### [Aim of the task]
Produce an exact copy of all the data below, dropping every image.

### [Data excerpt]
--- START ---
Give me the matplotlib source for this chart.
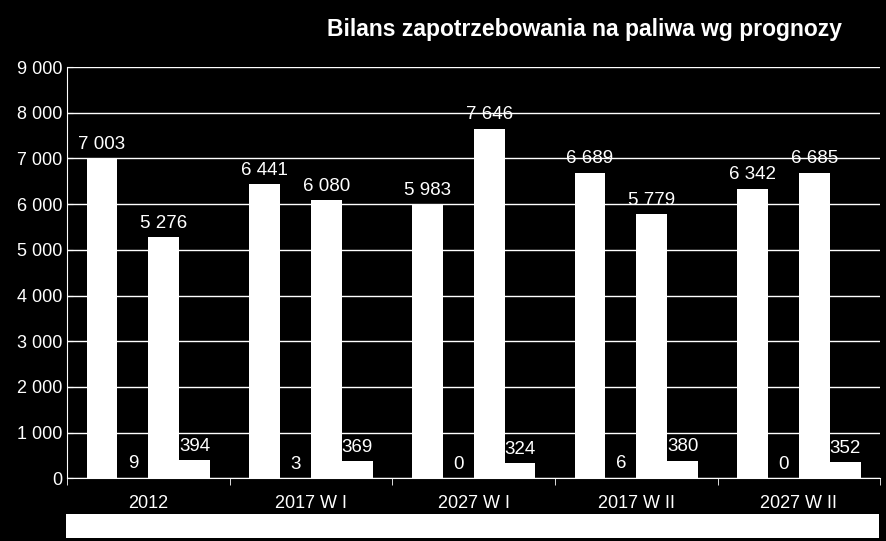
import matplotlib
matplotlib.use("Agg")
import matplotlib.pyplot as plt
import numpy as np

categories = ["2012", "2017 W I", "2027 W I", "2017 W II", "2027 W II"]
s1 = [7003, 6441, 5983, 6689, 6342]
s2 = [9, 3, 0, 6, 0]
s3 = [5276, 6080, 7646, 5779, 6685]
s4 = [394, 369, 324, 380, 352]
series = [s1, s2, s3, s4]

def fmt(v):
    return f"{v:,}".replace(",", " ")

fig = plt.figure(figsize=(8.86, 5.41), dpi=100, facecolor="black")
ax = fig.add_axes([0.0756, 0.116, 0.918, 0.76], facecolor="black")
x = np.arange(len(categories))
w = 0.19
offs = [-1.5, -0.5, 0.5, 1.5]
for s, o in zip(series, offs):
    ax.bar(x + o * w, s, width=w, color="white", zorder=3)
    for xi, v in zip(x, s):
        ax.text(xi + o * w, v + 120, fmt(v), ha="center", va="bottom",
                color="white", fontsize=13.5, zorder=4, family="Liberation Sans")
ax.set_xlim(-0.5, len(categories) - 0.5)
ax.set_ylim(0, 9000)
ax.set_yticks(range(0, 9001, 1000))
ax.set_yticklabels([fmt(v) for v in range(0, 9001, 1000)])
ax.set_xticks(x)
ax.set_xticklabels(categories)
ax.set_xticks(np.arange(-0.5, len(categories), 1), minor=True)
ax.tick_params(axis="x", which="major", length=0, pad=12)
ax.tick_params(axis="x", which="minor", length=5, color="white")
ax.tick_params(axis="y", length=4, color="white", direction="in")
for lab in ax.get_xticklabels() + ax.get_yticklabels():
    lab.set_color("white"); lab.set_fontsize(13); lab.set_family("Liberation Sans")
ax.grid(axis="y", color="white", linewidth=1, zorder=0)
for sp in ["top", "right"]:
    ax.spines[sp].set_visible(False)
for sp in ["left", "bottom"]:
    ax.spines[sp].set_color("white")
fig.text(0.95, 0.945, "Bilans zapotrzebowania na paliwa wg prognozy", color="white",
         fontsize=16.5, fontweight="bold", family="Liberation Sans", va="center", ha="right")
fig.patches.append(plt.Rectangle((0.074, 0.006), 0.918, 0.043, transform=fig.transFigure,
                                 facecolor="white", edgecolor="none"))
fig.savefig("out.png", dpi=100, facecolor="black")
--- END ---
### [Solution to the problem]
Give me the matplotlib source for this chart.
import matplotlib
matplotlib.use("Agg")
import matplotlib.pyplot as plt
import numpy as np

categories = ["2012", "2017 W I", "2027 W I", "2017 W II", "2027 W II"]
s1 = [7003, 6441, 5983, 6689, 6342]
s2 = [9, 3, 0, 6, 0]
s3 = [5276, 6080, 7646, 5779, 6685]
s4 = [394, 369, 324, 380, 352]
series = [s1, s2, s3, s4]

def fmt(v):
    return f"{v:,}".replace(",", " ")

fig = plt.figure(figsize=(8.86, 5.41), dpi=100, facecolor="black")
ax = fig.add_axes([0.0756, 0.116, 0.918, 0.76], facecolor="black")
x = np.arange(len(categories))
w = 0.19
offs = [-1.5, -0.5, 0.5, 1.5]
for s, o in zip(series, offs):
    ax.bar(x + o * w, s, width=w, color="white", zorder=3)
    for xi, v in zip(x, s):
        ax.text(xi + o * w, v + 120, fmt(v), ha="center", va="bottom",
                color="white", fontsize=13.5, zorder=4, family="Liberation Sans")
ax.set_xlim(-0.5, len(categories) - 0.5)
ax.set_ylim(0, 9000)
ax.set_yticks(range(0, 9001, 1000))
ax.set_yticklabels([fmt(v) for v in range(0, 9001, 1000)])
ax.set_xticks(x)
ax.set_xticklabels(categories)
ax.set_xticks(np.arange(-0.5, len(categories), 1), minor=True)
ax.tick_params(axis="x", which="major", length=0, pad=12)
ax.tick_params(axis="x", which="minor", length=5, color="white")
ax.tick_params(axis="y", length=4, color="white", direction="in")
for lab in ax.get_xticklabels() + ax.get_yticklabels():
    lab.set_color("white"); lab.set_fontsize(13); lab.set_family("Liberation Sans")
ax.grid(axis="y", color="white", linewidth=1, zorder=0)
for sp in ["top", "right"]:
    ax.spines[sp].set_visible(False)
for sp in ["left", "bottom"]:
    ax.spines[sp].set_color("white")
fig.text(0.95, 0.945, "Bilans zapotrzebowania na paliwa wg prognozy", color="white",
         fontsize=16.5, fontweight="bold", family="Liberation Sans", va="center", ha="right")
fig.patches.append(plt.Rectangle((0.074, 0.006), 0.918, 0.043, transform=fig.transFigure,
                                 facecolor="white", edgecolor="none"))
fig.savefig("out.png", dpi=100, facecolor="black")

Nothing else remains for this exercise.